Guatemala lawmakers approve resolution denying genocide during civil war

[JURIST] The Congress of the Republic of Guatemala [official website, in Spanish] on Tuesday approved a non-binding resolution denying any existence of genocide during the civil war lasting from 1960-1996. The resolution [AP report] calls for national reconciliation and states: "It is legally impossible ... that genocide could have occurred in our country's territory during the armed conflict." The Movement of victims of northern Quiche [backgrounder] allege that more than 250,000 people were killed during the civil war, predominately Guatemalan Indians and Mayans. Guatemala's Congress approved the measure with 87 of the 158 members voting in favor, after the secretary general Luis Fernando Perez [official profile] proposed the resolution. Perez is a legislator for the party founded by ex-dictator Efrain Rios Montt [JURIST news archive], who was convicted of genocide in May 2013.

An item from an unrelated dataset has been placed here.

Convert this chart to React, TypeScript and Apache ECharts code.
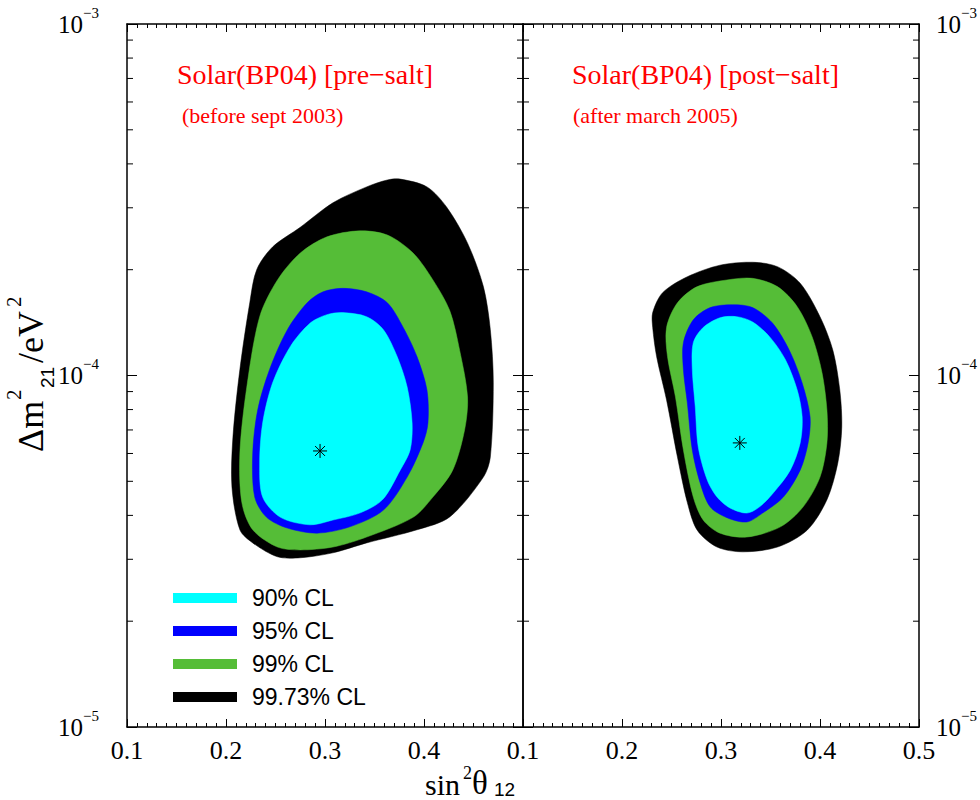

Tuesday's resolution marks renewed political activity surrounding the ongoing trial of former dictator Rios Montt in Guatemala. In November a Guatemalan court official announced [JURIST report] the genocide trial for Rios Montt would continue in January 2015. Last May Rios Montt was convicted [JURIST report] of the genocide, torture and rape of 1,771 indigenous Ixil Mayans during his 1982-83 rule and was sentenced to 80 years in prison. Ten days after his sentencing, the Guatemala Constitutional Court [official website, in Spanish] overturned [JURIST report] the sentence and ordered the trial to resume from the point that it was stopped on April 19. The constitutional court annulled the previous ruling because Rios Montt's legal representation walked out of the court in protest of "illegal proceedings" and Rios Montt refused to use the public defender.